═══ Dataset extract ═══

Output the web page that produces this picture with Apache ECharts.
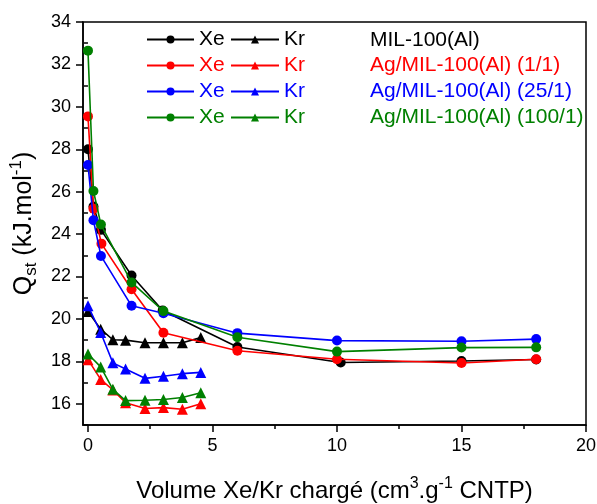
<!DOCTYPE html>
<html>
<head>
<meta charset="utf-8">
<script src="https://cdn.jsdelivr.net/npm/echarts@6/dist/echarts.min.js"></script>
<style>html,body{margin:0;padding:0;background:#fff}#c{width:597px;height:504px}</style>
</head>
<body>
<div id="c"></div>
<script>
// ---- data ----
const materials = ['MIL-100(Al)', 'Ag/MIL-100(Al) (1/1)', 'Ag/MIL-100(Al) (25/1)', 'Ag/MIL-100(Al) (100/1)'];
const colors = ['#000000', '#ff0000', '#0000ff', '#008000'];

const xeVolBlack = [0, 0.22, 0.52, 1.75, 3.0, 6.0, 10.15, 15.0, 18.0];
const xeVolRed   = [0, 0.22, 0.54, 1.75, 3.03, 6.0, 10.0, 15.0, 18.0];
const xeVolBlue  = [0, 0.22, 0.52, 1.75, 3.03, 6.0, 10.0, 15.0, 18.0];
const xeVolGreen = [0, 0.22, 0.52, 1.75, 3.03, 6.0, 10.0, 15.0, 18.0];

const xeQBlack = [28.0, 25.3, 24.2, 22.05, 20.4, 18.68, 17.95, 18.02, 18.09];
const xeQRed   = [29.55, 25.2, 23.55, 21.4, 19.35, 18.5, 18.1, 17.92, 18.1];
const xeQBlue  = [27.26, 24.65, 22.97, 20.62, 20.27, 19.33, 18.98, 18.95, 19.05];
const xeQGreen = [32.65, 26.03, 24.45, 21.72, 20.37, 19.14, 18.46, 18.65, 18.66];

const krVol = [0, 0.51, 1.0, 1.51, 2.29, 3.03, 3.79, 4.53];
const krQBlack = [20.35, 19.52, 19.02, 19.0, 18.88, 18.88, 18.88, 19.12];
const krQRed   = [18.08, 17.15, 16.65, 16.05, 15.78, 15.82, 15.74, 16.0];
const krQBlue  = [20.62, 19.36, 17.93, 17.64, 17.2, 17.3, 17.42, 17.48];
const krQGreen = [18.35, 17.74, 16.68, 16.15, 16.17, 16.2, 16.3, 16.52];

const xTickVals = [0, 5, 10, 15, 20];
const xMinorVals = [2.5, 7.5, 12.5, 17.5];
const yTickVals = [16, 18, 20, 22, 24, 26, 28, 30, 32, 34];
const yMinorVals = [15, 17, 19, 21, 23, 25, 27, 29, 31, 33];

// ---- build ----
const FONT = 'Liberation Sans';
const xeVols = [xeVolBlack, xeVolRed, xeVolBlue, xeVolGreen];
const xeQs = [xeQBlack, xeQRed, xeQBlue, xeQGreen];
const krQs = [krQBlack, krQRed, krQBlue, krQGreen];
const zip = (a, b) => a.map((v, i) => [v, b[i]]);

const series = [];
const xeNames = [], krNames = [];
materials.forEach((m, i) => {
  const xn = 'Xe ' + m, kn = 'Kr ' + m;
  xeNames.push({ name: xn, textStyle: { color: colors[i] } });
  krNames.push({ name: kn, textStyle: { color: colors[i] } });
  series.push({
    name: xn, type: 'line', data: zip(xeVols[i], xeQs[i]),
    symbol: 'circle', symbolSize: 10, showAllSymbol: true,
    lineStyle: { color: colors[i], width: 1.6 },
    itemStyle: { color: colors[i] }, animation: false, z: 2 + i
  });
  series.push({
    name: kn, type: 'line', data: zip(krVol, krQs[i]),
    symbol: 'triangle', symbolSize: 11, showAllSymbol: true,
    lineStyle: { color: colors[i], width: 1.6 },
    itemStyle: { color: colors[i] }, animation: false, z: 2 + i
  });
});

const legendBase = {
  orient: 'vertical', top: 29, itemWidth: 47, itemHeight: 10, itemGap: 5,
  selectedMode: false, padding: 0,
  textStyle: { fontFamily: FONT, fontSize: 21, lineHeight: 20 }
};

const axisLineStyle = { color: '#000', width: 1.5 };
const xRich = {
  sup: { fontFamily: FONT, fontSize: 16, lineHeight: 15, verticalAlign: 'top', color: '#000' }
};
const yRich = {
  sub: { fontFamily: FONT, fontSize: 17, lineHeight: 17, verticalAlign: 'bottom', color: '#000' },
  sup: { fontFamily: FONT, fontSize: 17, lineHeight: 17, verticalAlign: 'top', color: '#000' }
};

const option = {
  backgroundColor: '#fff',
  animation: false,
  grid: { left: 83, right: 11, top: 22, bottom: 79, outerBoundsMode: 'none', containLabel: false,
          show: true, borderColor: '#000', borderWidth: 1.5, backgroundColor: 'transparent' },
  legend: [
    Object.assign({}, legendBase, { left: 146, data: xeNames, formatter: () => 'Xe' }),
    Object.assign({}, legendBase, { left: 230, itemWidth: 48, data: krNames, formatter: () => 'Kr' })
  ],
  graphic: materials.map((m, i) => ({
    type: 'text', x: 370, y: 40 + i * 25.6,
    style: { text: m, fill: colors[i], fontFamily: FONT, fontSize: 21, verticalAlign: 'middle' }
  })),
  xAxis: [{
    type: 'value', min: -0.2, max: 20, position: 'bottom',
    name: 'Volume Xe/Kr chargé (cm{sup|3}.g{sup|-1} CNTP)',
    nameLocation: 'middle', nameGap: 51,
    nameTextStyle: { fontFamily: FONT, fontSize: 24, color: '#000', lineHeight: 30, rich: xRich },
    axisLine: { show: true, onZero: false, lineStyle: axisLineStyle },
    axisTick: { show: true, inside: false, length: 7, lineStyle: axisLineStyle, customValues: xTickVals },
    axisLabel: { fontFamily: FONT, fontSize: 18, color: '#000', margin: 12, customValues: xTickVals },
    splitLine: { show: false }
  }, {
    type: 'value', min: -0.2, max: 20, position: 'bottom',
    axisLine: { show: false },
    axisTick: { show: true, inside: false, length: 4, lineStyle: axisLineStyle, customValues: xMinorVals },
    axisLabel: { show: false, customValues: xMinorVals },
    splitLine: { show: false }
  }],
  yAxis: [{
    type: 'value', min: 15, max: 34, position: 'left',
    name: 'Q{sub|st} (kJ.mol{sup|-1})',
    nameLocation: 'middle', nameGap: 43, nameRotate: 90,
    nameTextStyle: { fontFamily: FONT, fontSize: 25, color: '#000', lineHeight: 32, rich: yRich },
    axisLine: { show: true, onZero: false, lineStyle: axisLineStyle },
    axisTick: { show: true, inside: false, length: 7, lineStyle: axisLineStyle, customValues: yTickVals },
    axisLabel: { fontFamily: FONT, fontSize: 18, color: '#000', margin: 12, customValues: yTickVals },
    splitLine: { show: false }
  }, {
    type: 'value', min: 15, max: 34, position: 'left',
    axisLine: { show: false },
    axisTick: { show: true, inside: false, length: 4, lineStyle: axisLineStyle, customValues: yMinorVals },
    axisLabel: { show: false, customValues: yMinorVals },
    splitLine: { show: false }
  }],
  series: series
};

const chart = echarts.init(document.getElementById('c'), null, { renderer: 'canvas' });
chart.setOption(option);
</script>
</body>
</html>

═══

• The request
Reproduce every line precisely as given, omitting all pictures.

• Output of the task
Output the web page that produces this picture with Apache ECharts.
<!DOCTYPE html>
<html>
<head>
<meta charset="utf-8">
<script src="https://cdn.jsdelivr.net/npm/echarts@6/dist/echarts.min.js"></script>
<style>html,body{margin:0;padding:0;background:#fff}#c{width:597px;height:504px}</style>
</head>
<body>
<div id="c"></div>
<script>
// ---- data ----
const materials = ['MIL-100(Al)', 'Ag/MIL-100(Al) (1/1)', 'Ag/MIL-100(Al) (25/1)', 'Ag/MIL-100(Al) (100/1)'];
const colors = ['#000000', '#ff0000', '#0000ff', '#008000'];

const xeVolBlack = [0, 0.22, 0.52, 1.75, 3.0, 6.0, 10.15, 15.0, 18.0];
const xeVolRed   = [0, 0.22, 0.54, 1.75, 3.03, 6.0, 10.0, 15.0, 18.0];
const xeVolBlue  = [0, 0.22, 0.52, 1.75, 3.03, 6.0, 10.0, 15.0, 18.0];
const xeVolGreen = [0, 0.22, 0.52, 1.75, 3.03, 6.0, 10.0, 15.0, 18.0];

const xeQBlack = [28.0, 25.3, 24.2, 22.05, 20.4, 18.68, 17.95, 18.02, 18.09];
const xeQRed   = [29.55, 25.2, 23.55, 21.4, 19.35, 18.5, 18.1, 17.92, 18.1];
const xeQBlue  = [27.26, 24.65, 22.97, 20.62, 20.27, 19.33, 18.98, 18.95, 19.05];
const xeQGreen = [32.65, 26.03, 24.45, 21.72, 20.37, 19.14, 18.46, 18.65, 18.66];

const krVol = [0, 0.51, 1.0, 1.51, 2.29, 3.03, 3.79, 4.53];
const krQBlack = [20.35, 19.52, 19.02, 19.0, 18.88, 18.88, 18.88, 19.12];
const krQRed   = [18.08, 17.15, 16.65, 16.05, 15.78, 15.82, 15.74, 16.0];
const krQBlue  = [20.62, 19.36, 17.93, 17.64, 17.2, 17.3, 17.42, 17.48];
const krQGreen = [18.35, 17.74, 16.68, 16.15, 16.17, 16.2, 16.3, 16.52];

const xTickVals = [0, 5, 10, 15, 20];
const xMinorVals = [2.5, 7.5, 12.5, 17.5];
const yTickVals = [16, 18, 20, 22, 24, 26, 28, 30, 32, 34];
const yMinorVals = [15, 17, 19, 21, 23, 25, 27, 29, 31, 33];

// ---- build ----
const FONT = 'Liberation Sans';
const xeVols = [xeVolBlack, xeVolRed, xeVolBlue, xeVolGreen];
const xeQs = [xeQBlack, xeQRed, xeQBlue, xeQGreen];
const krQs = [krQBlack, krQRed, krQBlue, krQGreen];
const zip = (a, b) => a.map((v, i) => [v, b[i]]);

const series = [];
const xeNames = [], krNames = [];
materials.forEach((m, i) => {
  const xn = 'Xe ' + m, kn = 'Kr ' + m;
  xeNames.push({ name: xn, textStyle: { color: colors[i] } });
  krNames.push({ name: kn, textStyle: { color: colors[i] } });
  series.push({
    name: xn, type: 'line', data: zip(xeVols[i], xeQs[i]),
    symbol: 'circle', symbolSize: 10, showAllSymbol: true,
    lineStyle: { color: colors[i], width: 1.6 },
    itemStyle: { color: colors[i] }, animation: false, z: 2 + i
  });
  series.push({
    name: kn, type: 'line', data: zip(krVol, krQs[i]),
    symbol: 'triangle', symbolSize: 11, showAllSymbol: true,
    lineStyle: { color: colors[i], width: 1.6 },
    itemStyle: { color: colors[i] }, animation: false, z: 2 + i
  });
});

const legendBase = {
  orient: 'vertical', top: 29, itemWidth: 47, itemHeight: 10, itemGap: 5,
  selectedMode: false, padding: 0,
  textStyle: { fontFamily: FONT, fontSize: 21, lineHeight: 20 }
};

const axisLineStyle = { color: '#000', width: 1.5 };
const xRich = {
  sup: { fontFamily: FONT, fontSize: 16, lineHeight: 15, verticalAlign: 'top', color: '#000' }
};
const yRich = {
  sub: { fontFamily: FONT, fontSize: 17, lineHeight: 17, verticalAlign: 'bottom', color: '#000' },
  sup: { fontFamily: FONT, fontSize: 17, lineHeight: 17, verticalAlign: 'top', color: '#000' }
};

const option = {
  backgroundColor: '#fff',
  animation: false,
  grid: { left: 83, right: 11, top: 22, bottom: 79, outerBoundsMode: 'none', containLabel: false,
          show: true, borderColor: '#000', borderWidth: 1.5, backgroundColor: 'transparent' },
  legend: [
    Object.assign({}, legendBase, { left: 146, data: xeNames, formatter: () => 'Xe' }),
    Object.assign({}, legendBase, { left: 230, itemWidth: 48, data: krNames, formatter: () => 'Kr' })
  ],
  graphic: materials.map((m, i) => ({
    type: 'text', x: 370, y: 40 + i * 25.6,
    style: { text: m, fill: colors[i], fontFamily: FONT, fontSize: 21, verticalAlign: 'middle' }
  })),
  xAxis: [{
    type: 'value', min: -0.2, max: 20, position: 'bottom',
    name: 'Volume Xe/Kr chargé (cm{sup|3}.g{sup|-1} CNTP)',
    nameLocation: 'middle', nameGap: 51,
    nameTextStyle: { fontFamily: FONT, fontSize: 24, color: '#000', lineHeight: 30, rich: xRich },
    axisLine: { show: true, onZero: false, lineStyle: axisLineStyle },
    axisTick: { show: true, inside: false, length: 7, lineStyle: axisLineStyle, customValues: xTickVals },
    axisLabel: { fontFamily: FONT, fontSize: 18, color: '#000', margin: 12, customValues: xTickVals },
    splitLine: { show: false }
  }, {
    type: 'value', min: -0.2, max: 20, position: 'bottom',
    axisLine: { show: false },
    axisTick: { show: true, inside: false, length: 4, lineStyle: axisLineStyle, customValues: xMinorVals },
    axisLabel: { show: false, customValues: xMinorVals },
    splitLine: { show: false }
  }],
  yAxis: [{
    type: 'value', min: 15, max: 34, position: 'left',
    name: 'Q{sub|st} (kJ.mol{sup|-1})',
    nameLocation: 'middle', nameGap: 43, nameRotate: 90,
    nameTextStyle: { fontFamily: FONT, fontSize: 25, color: '#000', lineHeight: 32, rich: yRich },
    axisLine: { show: true, onZero: false, lineStyle: axisLineStyle },
    axisTick: { show: true, inside: false, length: 7, lineStyle: axisLineStyle, customValues: yTickVals },
    axisLabel: { fontFamily: FONT, fontSize: 18, color: '#000', margin: 12, customValues: yTickVals },
    splitLine: { show: false }
  }, {
    type: 'value', min: 15, max: 34, position: 'left',
    axisLine: { show: false },
    axisTick: { show: true, inside: false, length: 4, lineStyle: axisLineStyle, customValues: yMinorVals },
    axisLabel: { show: false, customValues: yMinorVals },
    splitLine: { show: false }
  }],
  series: series
};

const chart = echarts.init(document.getElementById('c'), null, { renderer: 'canvas' });
chart.setOption(option);
</script>
</body>
</html>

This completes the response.